# next macbook release?



## MnM (Mar 10, 2007)

i'm sorry i don't have the time to do a proper search, so this may have already been answered. Im desperate for info on the next release of the mac book. Not the mac book pro but the mac book. I read something about it going quad, i do not need to know that. What I need is a guess...or estimate of the next release of the mac book(time).

Eg. I know apple updates every 8-12 months but i can't seem to remember when the last macbook came out. Also if there is any change on the intel side of things ( new chip etc.) that can affect the timing. So please anyone with an educated guess concerning the next release of the macbook, please do me a favor and share your knowledge.  

I'm trying to decide if i should buy now or wait. I'm willing to wait depending on the timing. remember...a guess is good enough. You guys are ususally close enough for me when it comes to guessing.
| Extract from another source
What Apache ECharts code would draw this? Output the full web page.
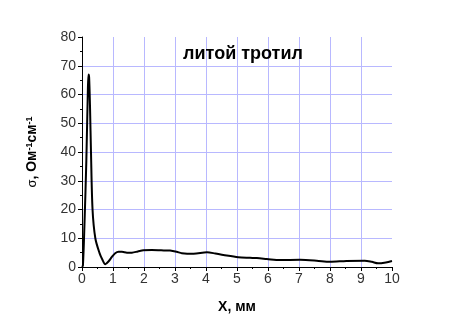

Thanks!


----------



## Lt Major Burns (Mar 10, 2007)

last updated just before christmas....


----------



## Damrod (Mar 11, 2007)

I REALLY doubt that there will be any significant changes to the MacBook soon. Like Burns said, update just before X-Mas.


----------



## MnM (Mar 15, 2007)

Thanks for all the help guys. I went out and bought. Once again Thanks!


----------



## nixgeek (Mar 15, 2007)

Just for future reference, you might want to use this as a guide but don't take it as "written in stone" (especially since it's from a Mac rumors site).

http://buyersguide.macrumors.com/

This should help you better gauge your decisions.


----------